Увидела сына, похудевшего, осунувшегося, с обритой головой, и расплакалась. От волнения и слова выговорить не может. И он молчит, лишь гостинцы уминает. Только и сказал: «Ничего, мама, не горюй… Сколько темных ночей в неделе, столько и светлых дней… Отбуду срок, а там жить начну иначе…»

«Кто знает, может, и исправится», — повторила Таманно, вздохнув, и с грустью подумала о матери, которая в эту минуту, в то время, как они тут веселятся, может, ходит вокруг тюрьмы, в одну дверь стучится, в другую, к воротам подходит, в щели заглядывает — сына увидеть хочет. А там ведь не санаторий, чтоб так часто дозволяли видеться…

Амир Равнак с Караджаном сидели за хонтахтой, беседовали и пили чай с изюмом, орехами. Поэт подробно выспрашивал обо всем: как работается Караджану на новом месте, как его встретили там, где нынче живет. И не скрывал, что рад-радехонек встрече с человеком, с которого писал главного героя своей поэмы. Встретил в такой день…

Караджан спросил: по-прежнему ли домулло полон сил и оптимизма?

Оптимизма, конечно, не убыло. Но какие могут быть силы в преклонном возрасте? В последнее время Амир Равнак, похоже, выдыхается. Заметно ослаб. Казалось бы, все есть теперь: окружен вниманием друзей и почитателей, книги издаются и переиздаются, дела, как никогда, пошли на лад, а вот сердце… Самый близкий друг, на которого более всего полагался в жизни, его сердце, — порой подводит. Иногда так колет, что он теряет сознание. Несколько раз ему делали кардиограмму, кололи — кажется, полегчало. Врачи советуют полеживать дома и не волноваться. Но может ли он следовать этим советам, если до сей поры не закончил поэму о строителях Чарвака? Пишет. А можно ли не волноваться, если пишет поэму?.. И пишет-то ведь в основном не в Доме творчества, а где придется. Порой — в гостях, за накрытым дастарханом, а порой — лежа в постели с компрессом на сердце.

— Правду говорят: когда брадобрей достигает наивысшего мастерства, у него начинают трястись руки, — с грустной улыбкой сказал Амир Равнак. Но тут же расправил плечи и поднял выше голову. И в эту минуту он опять казался бодрым, как в былые времена, и крепким, как старый платан.

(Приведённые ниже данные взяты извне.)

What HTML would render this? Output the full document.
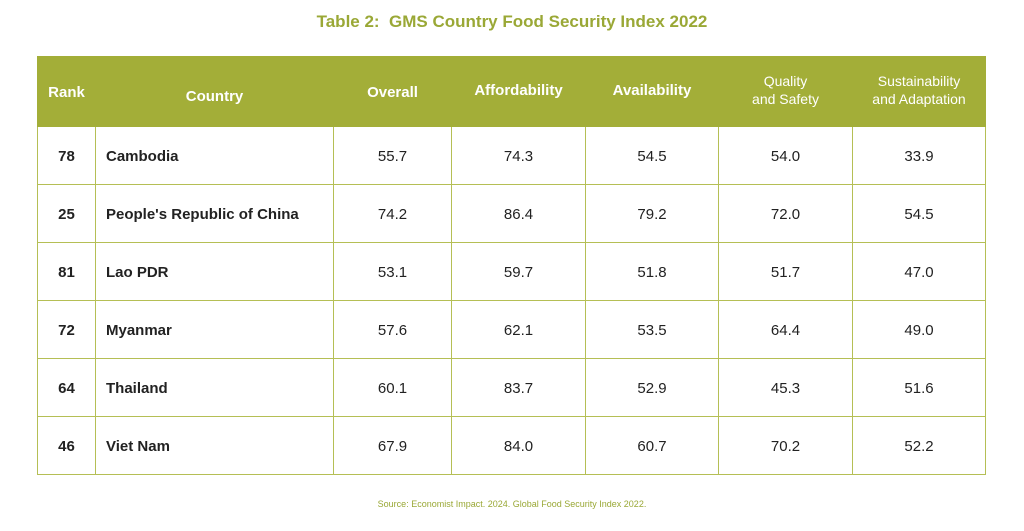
<!DOCTYPE html>
<html><head><style>
body{margin:0;width:1024px;height:531px;background:#fff;font-family:"Liberation Sans",sans-serif;position:relative;overflow:hidden}
.t{position:absolute;left:0;width:1024px;top:12px;text-align:center;color:#9aa836;font-weight:bold;font-size:17px}
.s{position:absolute;left:0;width:1024px;top:499px;text-align:center;color:#9aa836;font-size:9px}
table{position:absolute;left:37px;top:56px;border-collapse:collapse;table-layout:fixed}
td,th{border:1px solid #b5bf55;padding:0;text-align:center;font-size:15px;color:#222;box-sizing:border-box}
th{background:#a3ae38;color:#fff;font-weight:bold;height:70px;border-color:#a3ae38;line-height:19px}
th span{position:relative;display:inline-block}
th.sm{font-weight:normal;font-size:14px;line-height:18px}
td{height:58px;padding-top:1px}
td.r{font-weight:bold}
td.c{text-align:left;padding-left:10px;font-weight:bold}
</style></head><body>
<div class="t">Table 2:&nbsp; GMS Country Food Security Index 2022</div>
<table>
<colgroup><col style="width:58px"><col style="width:238px"><col style="width:118px"><col style="width:134px"><col style="width:133px"><col style="width:134px"><col style="width:133px"></colgroup>
<tr><th><span style="top:1px">Rank</span></th><th><span style="top:5px">Country</span></th><th><span style="top:1px">Overall</span></th><th><span style="top:-1px">Affordability</span></th><th><span style="top:-1px">Availability</span></th><th class="sm"><span style="top:-2px">Quality<br>and Safety</span></th><th class="sm"><span style="top:-2px">Sustainability<br>and Adaptation</span></th></tr>
<tr><td class="r">78</td><td class="c">Cambodia</td><td>55.7</td><td>74.3</td><td>54.5</td><td>54.0</td><td>33.9</td></tr>
<tr><td class="r">25</td><td class="c">People's Republic of China</td><td>74.2</td><td>86.4</td><td>79.2</td><td>72.0</td><td>54.5</td></tr>
<tr><td class="r">81</td><td class="c">Lao PDR</td><td>53.1</td><td>59.7</td><td>51.8</td><td>51.7</td><td>47.0</td></tr>
<tr><td class="r">72</td><td class="c">Myanmar</td><td>57.6</td><td>62.1</td><td>53.5</td><td>64.4</td><td>49.0</td></tr>
<tr><td class="r">64</td><td class="c">Thailand</td><td>60.1</td><td>83.7</td><td>52.9</td><td>45.3</td><td>51.6</td></tr>
<tr><td class="r">46</td><td class="c">Viet Nam</td><td>67.9</td><td>84.0</td><td>60.7</td><td>70.2</td><td>52.2</td></tr>
</table>
<div class="s">Source: Economist Impact. 2024. Global Food Security Index 2022.</div>
</body></html>
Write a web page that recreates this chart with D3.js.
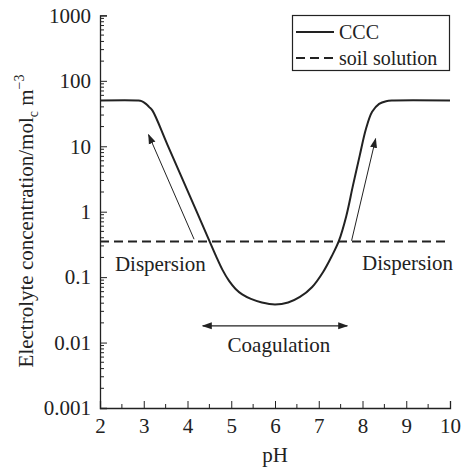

Как только Файзулла Ахмедович передал ему по телефону приглашение на той, Амир Равнак тотчас согласился ехать. Хотя всего за несколько минут до этого дважды выпил сердечных капель. Мог ли он отказать себе в удовольствии увидеть Караджана Мингбаева, Гулгун и Милтикбая-ака в такой день! Ведь сегодня в доме этих людей праздник. Настоящий той!.. Той радости.